Education/Continuity of Care
- (i) independent
- (i) Use a variety of teaching methods.
- Different people learn in different ways. Match the
learning style with the educational approach. For some patients this may
require grocery shopping for "healthy foods" with a dietitian, or a home visit
by the nurse to review a psychomotor skill.
- (i) Introduce complicated therapy one step at
- Allows learner to concentrate more completely on one topic
at a time.
- (i) Instruct patient on the importance of
reordering medications 2 to 3 days before running out.
- Although many cultures in the United States are
future-oriented and are concerned with measures to prevent illness, other
cultures are more oriented to the present. This difference in time orientation
may need to be addressed.
- (i) Include significant others in
explanations and teaching.
- To encourage their support and assistance in following
plans. This may enhance overall adaptation to the program.

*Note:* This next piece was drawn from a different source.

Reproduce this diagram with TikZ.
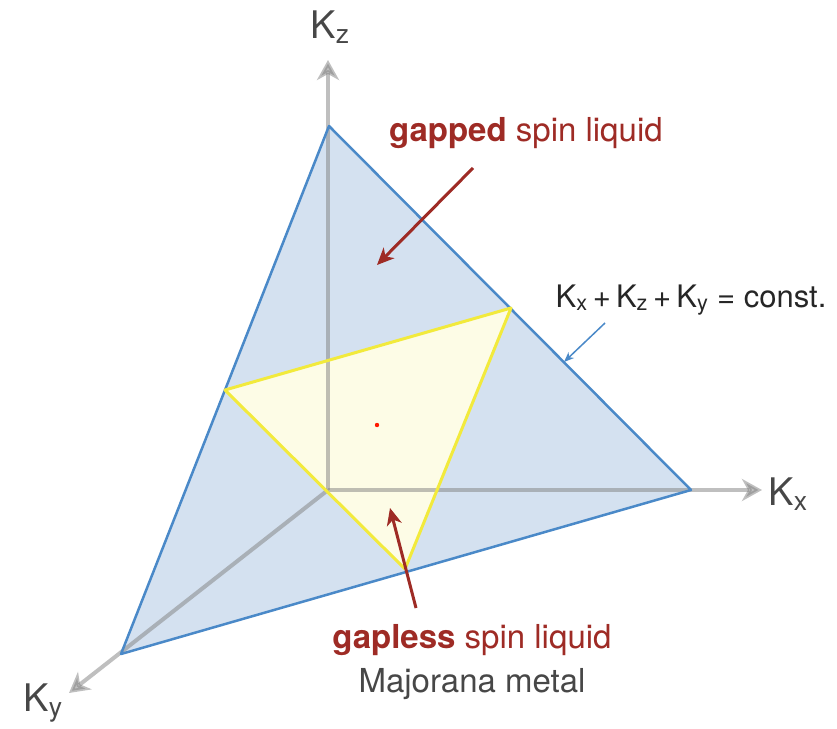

- (i) Allow learner to practice new skills;
provide immediate feedback on performance.
- This allows patient to use new information immediately,
thus enhancing retention. Immediate feedback allows learner to make corrections
rather than practice the skill incorrectly.
- (i) Role-play scenarios when nonadherence to
plan may easily occur. Demonstrate appropriate behaviors.
- Relapse prevention needs to be addressed early in the
treatment plan. Helping patient expand his or her repertoire of responses to
difficult situations assists in meeting treatment goals.